#### DATASET CONTENT
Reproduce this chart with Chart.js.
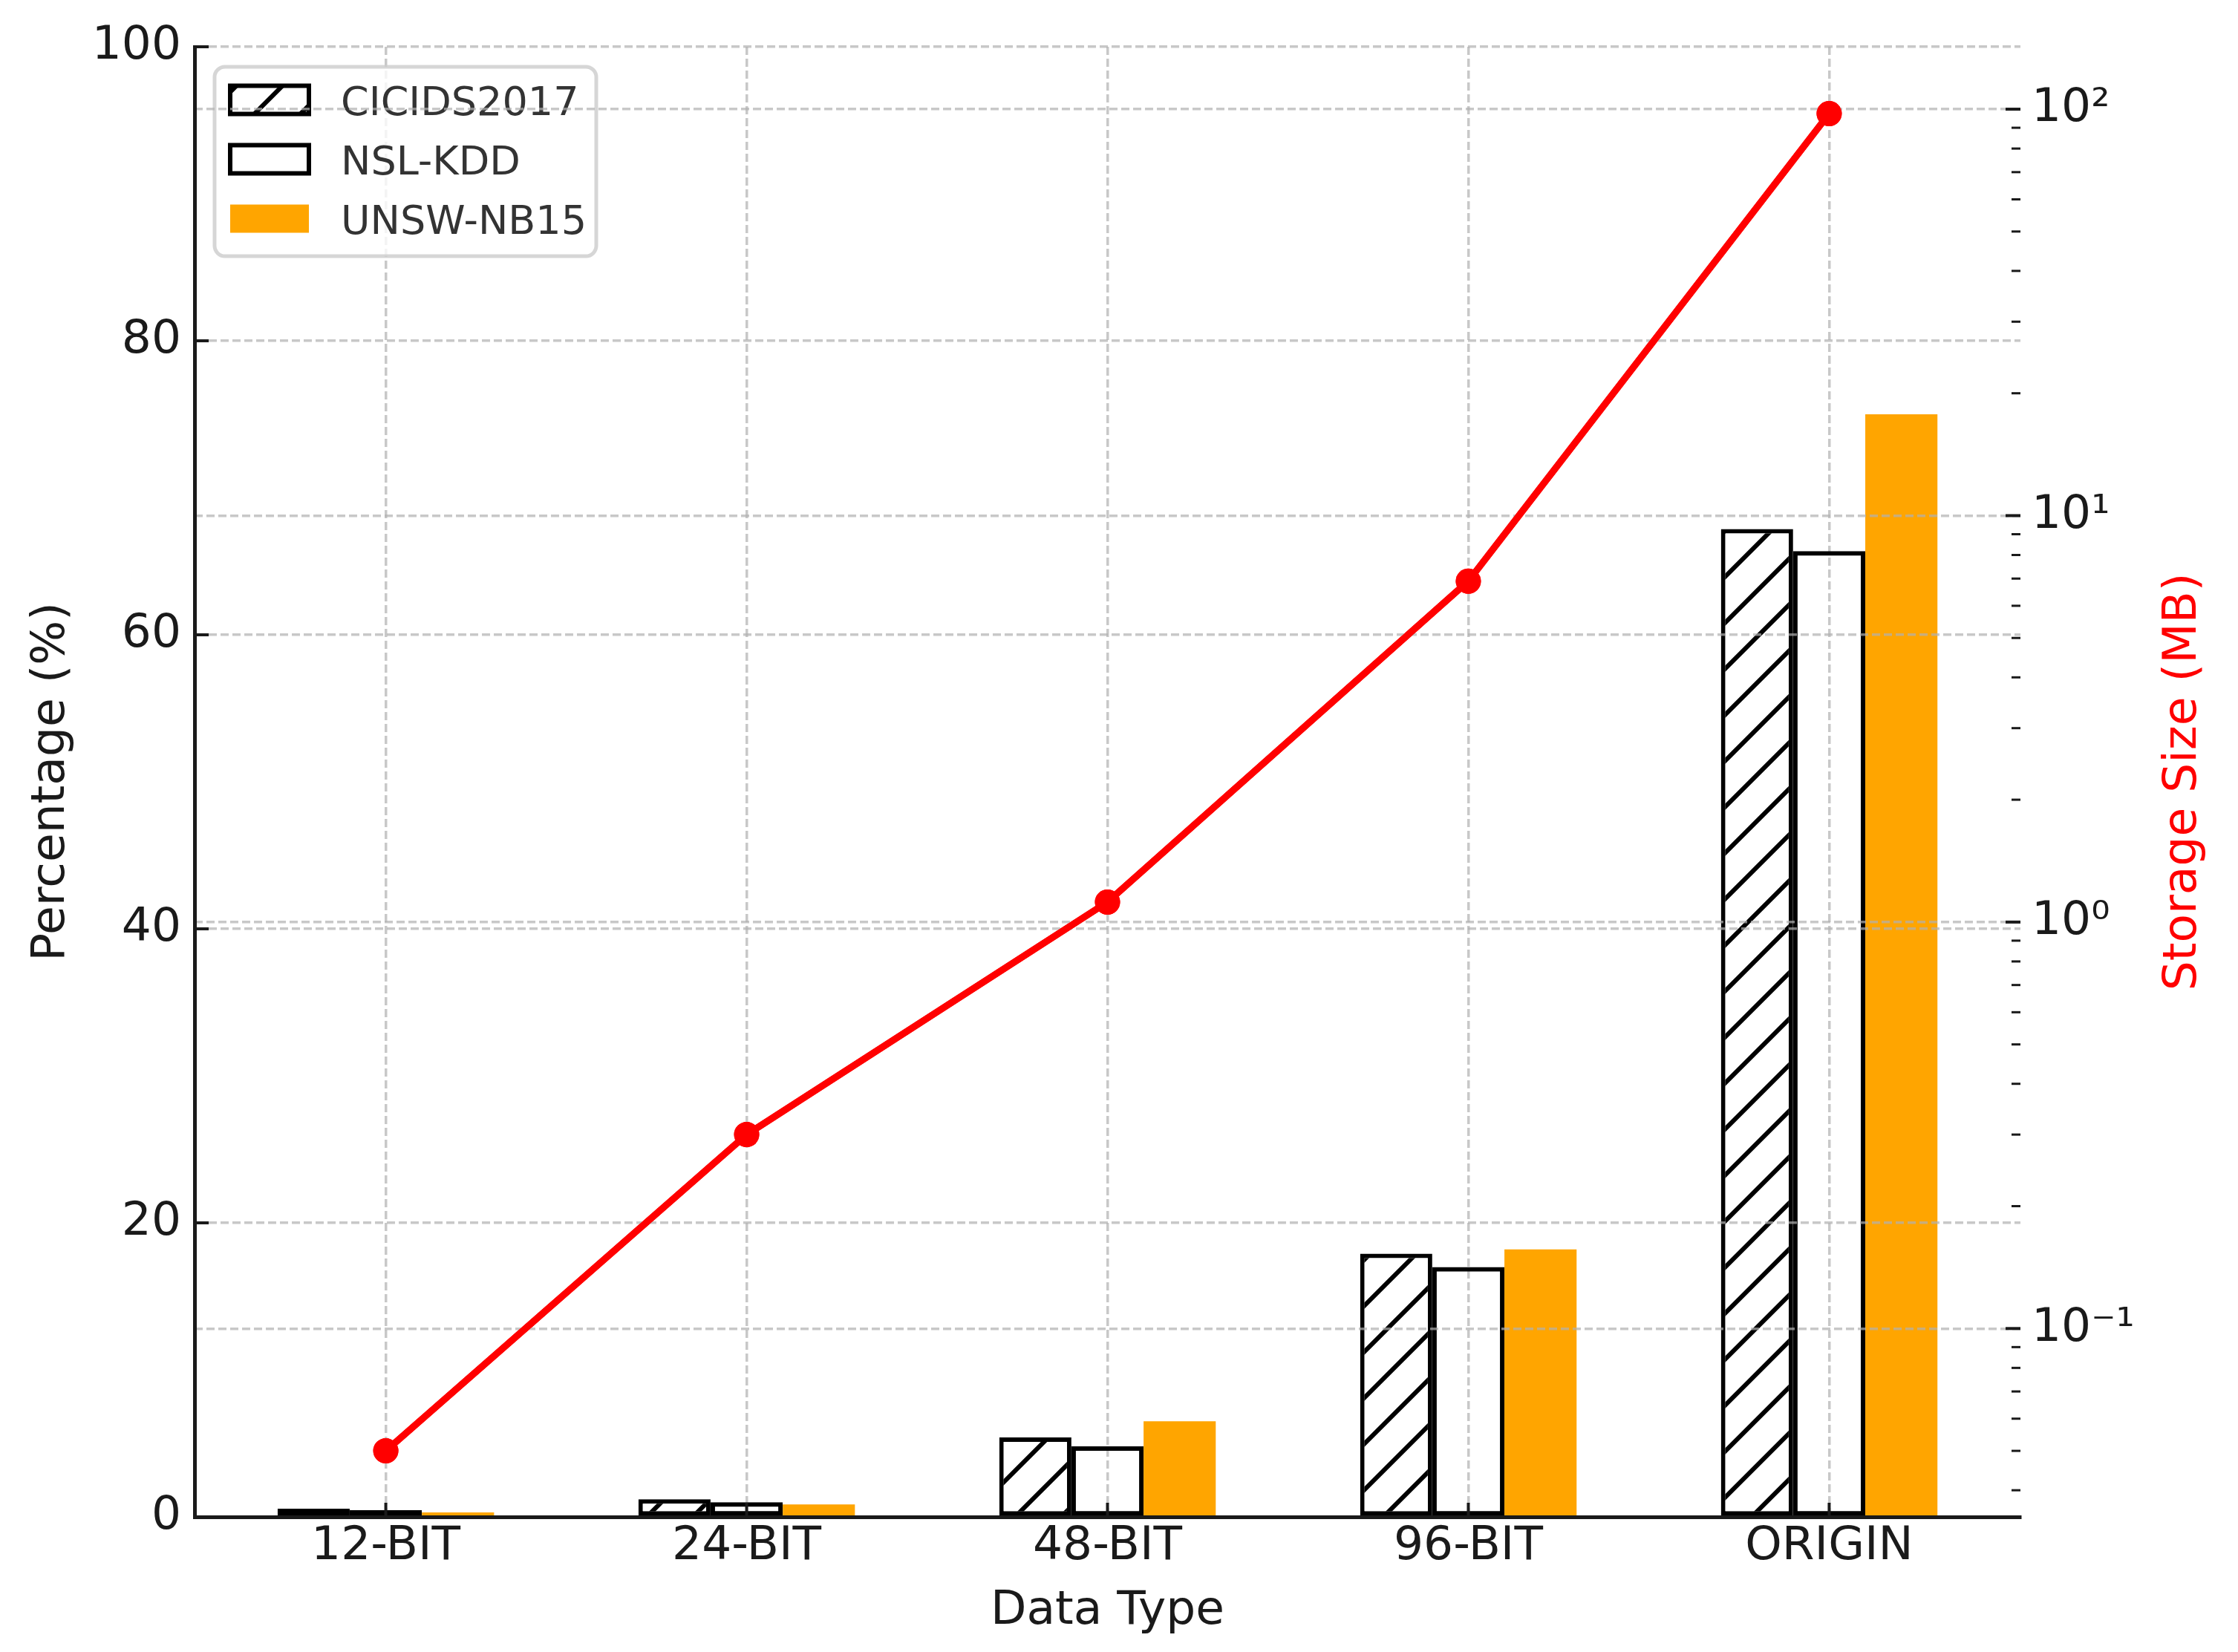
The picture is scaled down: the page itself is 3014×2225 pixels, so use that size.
<!DOCTYPE html>
<html>
<head>
<meta charset="utf-8">
<title>Percentage and storage size by data type</title>
<script src="https://cdn.jsdelivr.net/npm/chart.js"></script>
<style>
  html, body { margin: 0; padding: 0; background: #ffffff; }
  #wrap { width: 3014px; height: 2225px; }
</style>
</head>
<body>
<div id="wrap"><canvas id="chart" width="3014" height="2225"></canvas></div>
<script>
// ── Data ──
const categories = ['12-BIT', '24-BIT', '48-BIT', '96-BIT', 'ORIGIN'];
const seriesNames = ['CICIDS2017', 'NSL-KDD', 'UNSW-NB15'];
const cicids2017 = [0.55, 1.2, 5.4, 17.9, 67.2];
const nslKdd = [0.45, 1.0, 4.8, 17.0, 65.7];
const unswNb15 = [0.3, 0.85, 6.5, 18.2, 75.0];
const storageMb = [0.05, 0.3, 1.12, 6.9, 97.5];

const storageMajorTicks = [0.1, 1, 10, 100];
const storageTickLabels = ['10\u207B\u00B9', '10\u2070', '10\u00B9', '10\u00B2'];
const storageMinorTicks = [0.04, 0.05, 0.06, 0.07, 0.08, 0.09,
  0.2, 0.3, 0.4, 0.5, 0.6, 0.7, 0.8, 0.9,
  2, 3, 4, 5, 6, 7, 8, 9,
  20, 30, 40, 50, 60, 70, 80, 90];

// ── Style ──
const FONT = "'DejaVu Sans', 'Liberation Sans', sans-serif";
const INK = '#1a1a1a';
const ORANGE = '#ffa500';
const RED = '#ff0000';
const GRID = 'rgba(176,176,176,0.7)';
const DASH = [11, 5];

Chart.defaults.font.family = FONT;
Chart.defaults.color = INK;

// hatch "/" pattern for CICIDS2017
function makeHatch() {
  const s = 62;
  const c = document.createElement('canvas');
  c.width = s; c.height = s;
  const g = c.getContext('2d');
  g.fillStyle = '#ffffff';
  g.fillRect(0, 0, s, s);
  g.strokeStyle = '#000000';
  g.lineWidth = 6;
  g.beginPath();
  g.moveTo(-s, s); g.lineTo(s, -s);
  g.moveTo(0, s); g.lineTo(s, 0);
  g.moveTo(0, 2 * s); g.lineTo(2 * s, 0);
  g.stroke();
  return g.createPattern(c, 'repeat');
}
const hatch = makeHatch();

const toPoints = arr => arr.map((v, i) => ({ x: i, y: v }));

// ── Overlay: legend, inward ticks, right title, line on top ──
function drawLegend(chart) {
  const ctx = chart.ctx;
  ctx.save();
  const bx = 289, by = 90, bw = 514, bh = 255, r = 14;
  ctx.beginPath();
  ctx.roundRect(bx, by, bw, bh, r);
  ctx.fillStyle = 'rgba(255,255,255,0.8)';
  ctx.fill();
  ctx.lineWidth = 5;
  ctx.strokeStyle = 'rgba(204,204,204,0.8)';
  ctx.stroke();

  ctx.font = '54px ' + FONT;
  ctx.textBaseline = 'alphabetic';
  ctx.textAlign = 'left';
  chart.data.datasets.slice(0, 3).forEach((ds, i) => {
    const cy = 134.5 + i * 80;
    const hx = 310, hw = 106, hh = 38;
    ctx.fillStyle = ds.backgroundColor;
    ctx.fillRect(hx, cy - hh / 2, hw, hh);
    if (ds.borderWidth) {
      ctx.lineWidth = 6;
      ctx.strokeStyle = ds.borderColor;
      ctx.strokeRect(hx, cy - hh / 2, hw, hh);
    }
    ctx.fillStyle = '#333333';
    ctx.fillText(ds.label, 459, cy + 20);
  });
  ctx.restore();
}

function drawInwardTicks(chart) {
  const ctx = chart.ctx;
  const { x, y, y2 } = chart.scales;
  const a = chart.chartArea;
  ctx.save();
  ctx.strokeStyle = INK;
  ctx.lineWidth = 4;
  ctx.beginPath();
  y.ticks.forEach(t => {
    const py = y.getPixelForValue(t.value);
    ctx.moveTo(a.left, py); ctx.lineTo(a.left + 19, py);
  });
  x.ticks.forEach(t => {
    const px = x.getPixelForValue(t.value);
    ctx.moveTo(px, a.bottom); ctx.lineTo(px, a.bottom - 19);
  });
  ctx.stroke();
  y2.ticks.forEach(t => {
    const py = y2.getPixelForValue(t.value);
    ctx.lineWidth = t.major ? 4 : 3;
    ctx.beginPath();
    ctx.moveTo(a.right, py);
    ctx.lineTo(a.right - (t.major ? 20 : 12), py);
    ctx.stroke();
  });
  ctx.restore();
}

function drawRightTitle(chart) {
  const ctx = chart.ctx;
  const a = chart.chartArea;
  ctx.save();
  ctx.translate(2941, (a.top + a.bottom) / 2);
  ctx.rotate(-Math.PI / 2);
  ctx.font = '63px ' + FONT;
  ctx.fillStyle = RED;
  ctx.textAlign = 'center';
  ctx.textBaseline = 'middle';
  ctx.fillText('Storage Size (MB)', 0, 0);
  ctx.restore();
}

const overlay = {
  id: 'overlay',
  afterDatasetsDraw(chart) {
    drawLegend(chart);
  },
  afterDraw(chart) {
    chart.getDatasetMeta(3).controller.draw();
    drawInwardTicks(chart);
    drawRightTitle(chart);
  }
};

// ── Chart ──
new Chart(document.getElementById('chart'), {
  type: 'bar',
  data: {
    datasets: [
      {
        label: seriesNames[0],
        data: toPoints(cicids2017),
        backgroundColor: hatch,
        borderColor: '#000000',
        borderWidth: 6,
        borderSkipped: false,
        yAxisID: 'y'
      },
      {
        label: seriesNames[1],
        data: toPoints(nslKdd),
        backgroundColor: 'rgba(255,255,255,0)',
        borderColor: '#000000',
        borderWidth: 6,
        borderSkipped: false,
        yAxisID: 'y'
      },
      {
        label: seriesNames[2],
        data: toPoints(unswNb15),
        backgroundColor: ORANGE,
        borderWidth: 0,
        yAxisID: 'y'
      },
      {
        type: 'line',
        label: 'Storage Size (MB)',
        data: toPoints(storageMb),
        borderColor: RED,
        backgroundColor: RED,
        borderWidth: 9,
        pointRadius: 17,
        pointBorderWidth: 0,
        pointBackgroundColor: RED,
        tension: 0,
        fill: false,
        yAxisID: 'y2'
      }
    ]
  },
  options: {
    responsive: false,
    animation: false,
    devicePixelRatio: 1,
    layout: { padding: { top: 63, left: 0, right: 0, bottom: 0 } },
    datasets: { bar: { categoryPercentage: 0.6, barPercentage: 1.0 } },
    plugins: {
      legend: { display: false },
      tooltip: { enabled: false }
    },
    scales: {
      x: {
        type: 'linear',
        min: -0.53,
        max: 4.53,
        bounds: 'data',
        offset: false,
        afterBuildTicks: s => { s.ticks = categories.map((c, i) => ({ value: i })); },
        afterFit: s => { s.height = 182; },
        ticks: {
          autoSkip: false,
          maxRotation: 0,
          padding: 3,
          font: { size: 63 },
          color: INK,
          callback: v => categories[v]
        },
        grid: { offset: false, color: GRID, lineWidth: 3.5, drawTicks: false, z: -1 },
        border: { display: true, color: INK, width: 5, dash: DASH, z: 2 },
        title: {
          display: true,
          text: 'Data Type',
          font: { size: 63 },
          color: INK,
          padding: { top: 0, bottom: 17 }
        }
      },
      y: {
        type: 'linear',
        position: 'left',
        min: 0,
        max: 100,
        bounds: 'data',
        afterFit: s => { s.width = 262; },
        ticks: { stepSize: 20, padding: 18, font: { size: 63 }, color: INK },
        grid: { color: GRID, lineWidth: 3.5, drawTicks: false, z: 1 },
        border: { display: true, color: INK, width: 5, dash: DASH, z: 2 },
        title: {
          display: true,
          text: 'Percentage (%)',
          font: { size: 63 },
          color: INK,
          padding: { top: 32, bottom: 0 }
        }
      },
      y2: {
        type: 'logarithmic',
        position: 'right',
        min: 0.0344,
        max: 142.4,
        bounds: 'data',
        afterFit: s => { s.width = 293; },
        afterBuildTicks: s => {
          const major = storageMajorTicks.map(v => ({ value: v, major: true }));
          const minor = storageMinorTicks.map(v => ({ value: v, major: false }));
          s.ticks = major.concat(minor).sort((p, q) => p.value - q.value);
        },
        ticks: {
          autoSkip: false,
          padding: 15,
          font: { size: 63 },
          color: INK,
          callback: function (value) {
            const i = storageMajorTicks.indexOf(value);
            return i >= 0 ? storageTickLabels[i] : '';
          }
        },
        grid: {
          color: c => (c.tick && c.tick.major ? GRID : 'rgba(0,0,0,0)'),
          lineWidth: 3.5,
          drawTicks: false,
          drawOnChartArea: true,
          z: 1
        },
        border: { display: false, dash: DASH }
      }
    }
  },
  plugins: [overlay]
});
</script>
</body>
</html>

#### WORK INSTRUCTIONS
Return only the lines running from the top of the data to the line that holds "const storageMb = [0.05, 0.3, 1.12, 6.9, 97.5];". Include both of those lines, but skip the pictures.

#### RESULT FOR THIS EXERCISE
Reproduce this chart with Chart.js.
The picture is scaled down: the page itself is 3014×2225 pixels, so use that size.
<!DOCTYPE html>
<html>
<head>
<meta charset="utf-8">
<title>Percentage and storage size by data type</title>
<script src="https://cdn.jsdelivr.net/npm/chart.js"></script>
<style>
  html, body { margin: 0; padding: 0; background: #ffffff; }
  #wrap { width: 3014px; height: 2225px; }
</style>
</head>
<body>
<div id="wrap"><canvas id="chart" width="3014" height="2225"></canvas></div>
<script>
// ── Data ──
const categories = ['12-BIT', '24-BIT', '48-BIT', '96-BIT', 'ORIGIN'];
const seriesNames = ['CICIDS2017', 'NSL-KDD', 'UNSW-NB15'];
const cicids2017 = [0.55, 1.2, 5.4, 17.9, 67.2];
const nslKdd = [0.45, 1.0, 4.8, 17.0, 65.7];
const unswNb15 = [0.3, 0.85, 6.5, 18.2, 75.0];
const storageMb = [0.05, 0.3, 1.12, 6.9, 97.5];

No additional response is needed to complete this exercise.